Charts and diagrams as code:
[Start]

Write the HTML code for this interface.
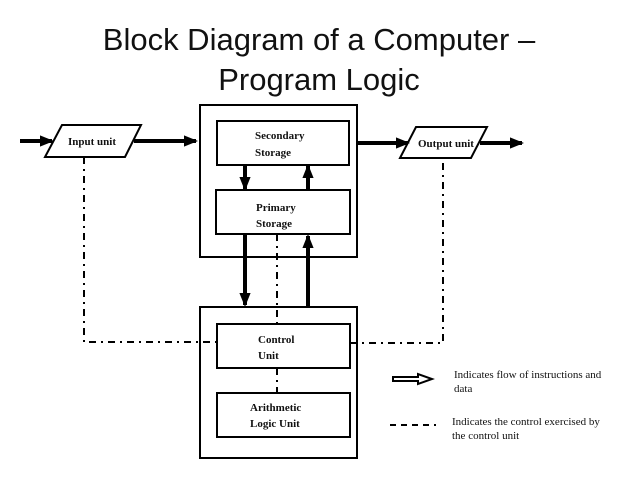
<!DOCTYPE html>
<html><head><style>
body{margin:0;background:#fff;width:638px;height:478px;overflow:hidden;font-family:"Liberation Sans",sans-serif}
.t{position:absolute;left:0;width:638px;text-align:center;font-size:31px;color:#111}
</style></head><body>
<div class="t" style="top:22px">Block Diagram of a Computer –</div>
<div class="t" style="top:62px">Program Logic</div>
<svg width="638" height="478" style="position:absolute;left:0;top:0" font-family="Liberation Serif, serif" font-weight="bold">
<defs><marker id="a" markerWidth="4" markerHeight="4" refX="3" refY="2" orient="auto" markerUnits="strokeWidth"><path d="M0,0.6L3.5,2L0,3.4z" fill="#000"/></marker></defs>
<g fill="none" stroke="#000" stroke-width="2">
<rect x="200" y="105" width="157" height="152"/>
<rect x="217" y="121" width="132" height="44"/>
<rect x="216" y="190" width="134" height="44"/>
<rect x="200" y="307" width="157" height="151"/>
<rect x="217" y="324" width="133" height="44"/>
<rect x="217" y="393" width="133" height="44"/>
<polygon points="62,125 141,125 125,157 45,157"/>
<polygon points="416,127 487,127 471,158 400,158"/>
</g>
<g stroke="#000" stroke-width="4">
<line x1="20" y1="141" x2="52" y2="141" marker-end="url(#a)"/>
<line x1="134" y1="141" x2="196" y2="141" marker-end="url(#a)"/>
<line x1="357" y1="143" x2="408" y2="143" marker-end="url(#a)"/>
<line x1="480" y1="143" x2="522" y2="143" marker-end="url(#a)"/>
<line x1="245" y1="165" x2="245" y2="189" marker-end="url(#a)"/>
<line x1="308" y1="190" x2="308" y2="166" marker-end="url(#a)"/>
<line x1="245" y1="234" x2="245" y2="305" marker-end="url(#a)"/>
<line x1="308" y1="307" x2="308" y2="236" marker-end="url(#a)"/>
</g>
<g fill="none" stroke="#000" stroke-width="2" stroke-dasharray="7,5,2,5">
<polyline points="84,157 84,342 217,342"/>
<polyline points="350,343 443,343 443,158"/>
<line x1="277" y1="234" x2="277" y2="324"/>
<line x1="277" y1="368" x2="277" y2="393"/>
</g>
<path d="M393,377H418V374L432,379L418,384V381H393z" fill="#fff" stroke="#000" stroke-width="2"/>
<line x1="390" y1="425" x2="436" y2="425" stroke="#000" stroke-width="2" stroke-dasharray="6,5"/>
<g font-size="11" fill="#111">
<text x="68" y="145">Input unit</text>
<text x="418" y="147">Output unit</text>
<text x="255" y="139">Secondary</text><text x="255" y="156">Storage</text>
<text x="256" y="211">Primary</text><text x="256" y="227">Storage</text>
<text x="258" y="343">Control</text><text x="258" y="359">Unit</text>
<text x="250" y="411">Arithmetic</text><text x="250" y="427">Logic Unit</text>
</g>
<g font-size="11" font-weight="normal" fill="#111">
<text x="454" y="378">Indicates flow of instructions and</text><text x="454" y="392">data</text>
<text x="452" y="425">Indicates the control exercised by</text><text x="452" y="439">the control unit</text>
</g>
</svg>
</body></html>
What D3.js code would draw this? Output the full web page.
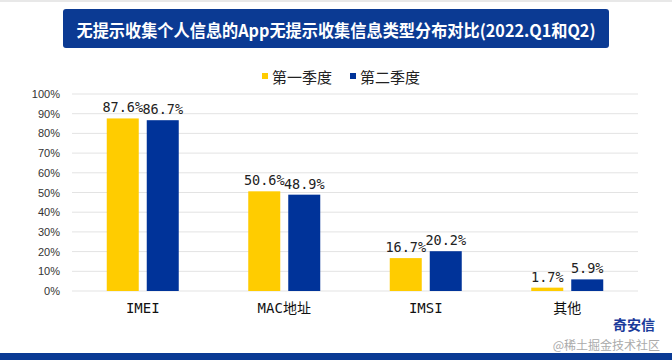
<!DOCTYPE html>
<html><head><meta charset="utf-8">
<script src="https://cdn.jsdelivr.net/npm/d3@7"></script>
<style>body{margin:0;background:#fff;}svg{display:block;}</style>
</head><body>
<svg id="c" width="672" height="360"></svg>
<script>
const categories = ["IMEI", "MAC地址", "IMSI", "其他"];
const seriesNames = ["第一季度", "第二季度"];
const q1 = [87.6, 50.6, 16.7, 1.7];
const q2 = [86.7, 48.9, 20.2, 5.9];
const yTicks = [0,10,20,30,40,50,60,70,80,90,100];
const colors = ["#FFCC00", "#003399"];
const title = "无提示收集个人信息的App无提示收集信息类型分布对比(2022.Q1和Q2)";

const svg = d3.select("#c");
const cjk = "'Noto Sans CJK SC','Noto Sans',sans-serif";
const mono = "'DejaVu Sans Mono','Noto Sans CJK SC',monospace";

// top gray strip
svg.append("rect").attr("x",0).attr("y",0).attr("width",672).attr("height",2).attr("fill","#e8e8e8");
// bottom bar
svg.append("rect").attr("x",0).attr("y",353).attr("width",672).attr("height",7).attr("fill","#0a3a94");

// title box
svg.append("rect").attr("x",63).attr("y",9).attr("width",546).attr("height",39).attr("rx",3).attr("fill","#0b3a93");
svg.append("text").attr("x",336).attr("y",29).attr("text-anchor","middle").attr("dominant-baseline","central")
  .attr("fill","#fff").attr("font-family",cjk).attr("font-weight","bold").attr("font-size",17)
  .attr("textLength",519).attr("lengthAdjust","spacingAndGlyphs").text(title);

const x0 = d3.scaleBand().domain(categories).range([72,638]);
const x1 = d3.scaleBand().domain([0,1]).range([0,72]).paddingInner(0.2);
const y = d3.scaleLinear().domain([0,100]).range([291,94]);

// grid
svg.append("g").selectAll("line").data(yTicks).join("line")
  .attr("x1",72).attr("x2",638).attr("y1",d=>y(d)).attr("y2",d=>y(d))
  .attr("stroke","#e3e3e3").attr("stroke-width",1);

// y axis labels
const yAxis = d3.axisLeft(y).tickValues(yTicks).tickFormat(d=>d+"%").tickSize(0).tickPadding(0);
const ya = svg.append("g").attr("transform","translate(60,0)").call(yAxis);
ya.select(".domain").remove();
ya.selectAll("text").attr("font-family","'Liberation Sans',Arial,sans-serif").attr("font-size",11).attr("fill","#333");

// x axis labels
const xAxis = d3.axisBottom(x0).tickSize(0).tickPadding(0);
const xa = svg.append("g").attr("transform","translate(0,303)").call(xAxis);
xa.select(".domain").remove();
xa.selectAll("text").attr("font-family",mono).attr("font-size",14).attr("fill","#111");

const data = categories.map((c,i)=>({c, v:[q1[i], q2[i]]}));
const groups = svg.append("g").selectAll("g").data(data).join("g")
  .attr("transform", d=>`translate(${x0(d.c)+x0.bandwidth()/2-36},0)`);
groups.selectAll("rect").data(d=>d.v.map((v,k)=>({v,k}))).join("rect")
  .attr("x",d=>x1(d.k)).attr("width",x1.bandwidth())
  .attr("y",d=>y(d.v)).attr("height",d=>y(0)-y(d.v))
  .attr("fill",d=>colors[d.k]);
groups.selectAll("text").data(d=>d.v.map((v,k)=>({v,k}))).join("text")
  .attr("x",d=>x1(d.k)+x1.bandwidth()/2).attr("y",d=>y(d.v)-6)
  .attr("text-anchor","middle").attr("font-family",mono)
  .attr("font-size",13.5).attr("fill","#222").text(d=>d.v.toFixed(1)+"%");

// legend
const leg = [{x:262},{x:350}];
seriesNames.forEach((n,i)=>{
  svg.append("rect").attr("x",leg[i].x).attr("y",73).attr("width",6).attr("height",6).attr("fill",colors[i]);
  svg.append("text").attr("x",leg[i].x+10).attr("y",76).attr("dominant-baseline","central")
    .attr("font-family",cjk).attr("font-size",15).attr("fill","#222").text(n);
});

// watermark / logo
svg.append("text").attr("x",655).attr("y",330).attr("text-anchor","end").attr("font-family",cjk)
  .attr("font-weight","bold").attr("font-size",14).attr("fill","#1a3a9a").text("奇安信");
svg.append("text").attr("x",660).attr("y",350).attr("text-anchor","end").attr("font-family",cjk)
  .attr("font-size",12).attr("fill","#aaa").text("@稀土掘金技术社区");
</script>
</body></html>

[End]

■ YOUR GOAL:
Omit the pictures and reproduce the listing exactly.

■ TASK SOLUTION:
Write the HTML code for this interface.
<!DOCTYPE html>
<html><head><style>
body{margin:0;background:#fff;width:638px;height:478px;overflow:hidden;font-family:"Liberation Sans",sans-serif}
.t{position:absolute;left:0;width:638px;text-align:center;font-size:31px;color:#111}
</style></head><body>
<div class="t" style="top:22px">Block Diagram of a Computer –</div>
<div class="t" style="top:62px">Program Logic</div>
<svg width="638" height="478" style="position:absolute;left:0;top:0" font-family="Liberation Serif, serif" font-weight="bold">
<defs><marker id="a" markerWidth="4" markerHeight="4" refX="3" refY="2" orient="auto" markerUnits="strokeWidth"><path d="M0,0.6L3.5,2L0,3.4z" fill="#000"/></marker></defs>
<g fill="none" stroke="#000" stroke-width="2">
<rect x="200" y="105" width="157" height="152"/>
<rect x="217" y="121" width="132" height="44"/>
<rect x="216" y="190" width="134" height="44"/>
<rect x="200" y="307" width="157" height="151"/>
<rect x="217" y="324" width="133" height="44"/>
<rect x="217" y="393" width="133" height="44"/>
<polygon points="62,125 141,125 125,157 45,157"/>
<polygon points="416,127 487,127 471,158 400,158"/>
</g>
<g stroke="#000" stroke-width="4">
<line x1="20" y1="141" x2="52" y2="141" marker-end="url(#a)"/>
<line x1="134" y1="141" x2="196" y2="141" marker-end="url(#a)"/>
<line x1="357" y1="143" x2="408" y2="143" marker-end="url(#a)"/>
<line x1="480" y1="143" x2="522" y2="143" marker-end="url(#a)"/>
<line x1="245" y1="165" x2="245" y2="189" marker-end="url(#a)"/>
<line x1="308" y1="190" x2="308" y2="166" marker-end="url(#a)"/>
<line x1="245" y1="234" x2="245" y2="305" marker-end="url(#a)"/>
<line x1="308" y1="307" x2="308" y2="236" marker-end="url(#a)"/>
</g>
<g fill="none" stroke="#000" stroke-width="2" stroke-dasharray="7,5,2,5">
<polyline points="84,157 84,342 217,342"/>
<polyline points="350,343 443,343 443,158"/>
<line x1="277" y1="234" x2="277" y2="324"/>
<line x1="277" y1="368" x2="277" y2="393"/>
</g>
<path d="M393,377H418V374L432,379L418,384V381H393z" fill="#fff" stroke="#000" stroke-width="2"/>
<line x1="390" y1="425" x2="436" y2="425" stroke="#000" stroke-width="2" stroke-dasharray="6,5"/>
<g font-size="11" fill="#111">
<text x="68" y="145">Input unit</text>
<text x="418" y="147">Output unit</text>
<text x="255" y="139">Secondary</text><text x="255" y="156">Storage</text>
<text x="256" y="211">Primary</text><text x="256" y="227">Storage</text>
<text x="258" y="343">Control</text><text x="258" y="359">Unit</text>
<text x="250" y="411">Arithmetic</text><text x="250" y="427">Logic Unit</text>
</g>
<g font-size="11" font-weight="normal" fill="#111">
<text x="454" y="378">Indicates flow of instructions and</text><text x="454" y="392">data</text>
<text x="452" y="425">Indicates the control exercised by</text><text x="452" y="439">the control unit</text>
</g>
</svg>
</body></html>
What D3.js code would draw this? Output the full web page.
<!DOCTYPE html>
<html><head><meta charset="utf-8">
<script src="https://cdn.jsdelivr.net/npm/d3@7"></script>
<style>body{margin:0;background:#fff;}svg{display:block;}</style>
</head><body>
<svg id="c" width="672" height="360"></svg>
<script>
const categories = ["IMEI", "MAC地址", "IMSI", "其他"];
const seriesNames = ["第一季度", "第二季度"];
const q1 = [87.6, 50.6, 16.7, 1.7];
const q2 = [86.7, 48.9, 20.2, 5.9];
const yTicks = [0,10,20,30,40,50,60,70,80,90,100];
const colors = ["#FFCC00", "#003399"];
const title = "无提示收集个人信息的App无提示收集信息类型分布对比(2022.Q1和Q2)";

const svg = d3.select("#c");
const cjk = "'Noto Sans CJK SC','Noto Sans',sans-serif";
const mono = "'DejaVu Sans Mono','Noto Sans CJK SC',monospace";

// top gray strip
svg.append("rect").attr("x",0).attr("y",0).attr("width",672).attr("height",2).attr("fill","#e8e8e8");
// bottom bar
svg.append("rect").attr("x",0).attr("y",353).attr("width",672).attr("height",7).attr("fill","#0a3a94");

// title box
svg.append("rect").attr("x",63).attr("y",9).attr("width",546).attr("height",39).attr("rx",3).attr("fill","#0b3a93");
svg.append("text").attr("x",336).attr("y",29).attr("text-anchor","middle").attr("dominant-baseline","central")
  .attr("fill","#fff").attr("font-family",cjk).attr("font-weight","bold").attr("font-size",17)
  .attr("textLength",519).attr("lengthAdjust","spacingAndGlyphs").text(title);

const x0 = d3.scaleBand().domain(categories).range([72,638]);
const x1 = d3.scaleBand().domain([0,1]).range([0,72]).paddingInner(0.2);
const y = d3.scaleLinear().domain([0,100]).range([291,94]);

// grid
svg.append("g").selectAll("line").data(yTicks).join("line")
  .attr("x1",72).attr("x2",638).attr("y1",d=>y(d)).attr("y2",d=>y(d))
  .attr("stroke","#e3e3e3").attr("stroke-width",1);

// y axis labels
const yAxis = d3.axisLeft(y).tickValues(yTicks).tickFormat(d=>d+"%").tickSize(0).tickPadding(0);
const ya = svg.append("g").attr("transform","translate(60,0)").call(yAxis);
ya.select(".domain").remove();
ya.selectAll("text").attr("font-family","'Liberation Sans',Arial,sans-serif").attr("font-size",11).attr("fill","#333");

// x axis labels
const xAxis = d3.axisBottom(x0).tickSize(0).tickPadding(0);
const xa = svg.append("g").attr("transform","translate(0,303)").call(xAxis);
xa.select(".domain").remove();
xa.selectAll("text").attr("font-family",mono).attr("font-size",14).attr("fill","#111");

const data = categories.map((c,i)=>({c, v:[q1[i], q2[i]]}));
const groups = svg.append("g").selectAll("g").data(data).join("g")
  .attr("transform", d=>`translate(${x0(d.c)+x0.bandwidth()/2-36},0)`);
groups.selectAll("rect").data(d=>d.v.map((v,k)=>({v,k}))).join("rect")
  .attr("x",d=>x1(d.k)).attr("width",x1.bandwidth())
  .attr("y",d=>y(d.v)).attr("height",d=>y(0)-y(d.v))
  .attr("fill",d=>colors[d.k]);
groups.selectAll("text").data(d=>d.v.map((v,k)=>({v,k}))).join("text")
  .attr("x",d=>x1(d.k)+x1.bandwidth()/2).attr("y",d=>y(d.v)-6)
  .attr("text-anchor","middle").attr("font-family",mono)
  .attr("font-size",13.5).attr("fill","#222").text(d=>d.v.toFixed(1)+"%");

// legend
const leg = [{x:262},{x:350}];
seriesNames.forEach((n,i)=>{
  svg.append("rect").attr("x",leg[i].x).attr("y",73).attr("width",6).attr("height",6).attr("fill",colors[i]);
  svg.append("text").attr("x",leg[i].x+10).attr("y",76).attr("dominant-baseline","central")
    .attr("font-family",cjk).attr("font-size",15).attr("fill","#222").text(n);
});

// watermark / logo
svg.append("text").attr("x",655).attr("y",330).attr("text-anchor","end").attr("font-family",cjk)
  .attr("font-weight","bold").attr("font-size",14).attr("fill","#1a3a9a").text("奇安信");
svg.append("text").attr("x",660).attr("y",350).attr("text-anchor","end").attr("font-family",cjk)
  .attr("font-size",12).attr("fill","#aaa").text("@稀土掘金技术社区");
</script>
</body></html>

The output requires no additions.